Dan0, I was braced for some really bad banjo playing, but I thought it was delightful. It's a sweet video, with wonderful prose and very tolerable music. Hope it gets a lot of views because the message is SO important. Thanks!


----------



## GeorgiaXplant (Feb 16, 2016)

Don't have to be alone to be ignored...I can't begin to explain what it's like to rarely have a meaningful conversation or even just pass the time of day with another carbon-based unit of the human persuasion. I'm sort of alone in a crowd...of family.
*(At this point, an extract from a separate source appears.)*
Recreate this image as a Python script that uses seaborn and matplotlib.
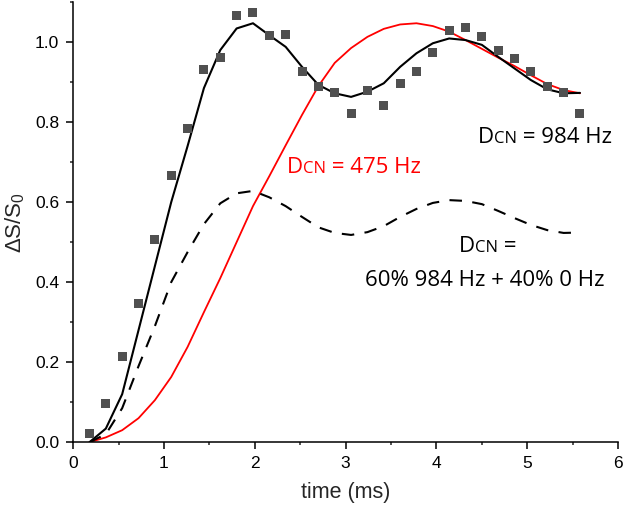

You'd have to live it to understand.

I'm glad you were there with your friend, being his friend.


----------



## AprilT (Feb 16, 2016)

Very sweet message, made me drop a tear.  I always spare a moment for any senior I come across who seems to be craving a moment of my time, I will try even harder to reach out in the future when I see a need I just hope they don't get the wrong idea raise their cane to club me over the head.  .  Thank you for sharing.  Not that I'm never on the needing end ever so often myself.


----------



## SeaBreeze (Feb 16, 2016)

DanO, enjoyed that so much, very touching indeed.  I did read/sing along in my head which really helped get your message across.  I agree it's a very sad place to be, but a place very familiar to many of the elderly...unfortunately.  Thanks for sharing this, you're a very kind and caring man. :sentimental:


----------



## Shalimar (Feb 16, 2016)

Georgia, I love my son, but do I feel part of his little circle? Not really. Even when he lived less than an hour away. I know he loves me, says he needs me, but shrinky lady reads behaviour. Sadly, that says something else. I think he loves having a mom who is very good to him, he just doesn't want to be a real son.  Sometimes that hurts.


----------



## SifuPhil (Feb 16, 2016)

I guess I'm prepared for my senior years, because I'm used to being alone ... much worse for me would be to be forced into a social setting.


----------



## DanO55 (Feb 17, 2016)

Thank You all Very Much for taking the time to listen to my message and share your comments, I assure you it is Greatly Appreciated. 
         I so wish I could get my message out to the Younger Generation but I don't have the means to do so.   I tried several times to put togeather a slide show to go  with my music to make my message come alive and be more powerful and meaningful  to watch but I have failed repeatedly... truth is I simply do not have the computer skills to do so. I wish I had someone who could help me really shine a light on this problem, which I do believe has gone unaddressed far too long.
         I look at my Presentation as a Very Crude, Rough Draft or Prototype of a Solution to this problem ...But With  the proper presentation and music I believe that it could be a Powerful Message that  perhaps could reach a younger audience and awakened them to the need for them to appreciate All Senior Citizens for their contributions to Our Society, Our Family Values and YES, Our Future! And come to understand , they would NOT have the World they enjoy today and so often take for granted if not for those who came before them.
              I Apologize for Rambling on...Thank You all again for taking the time to Listen.     Godspeed,  DanO'


----------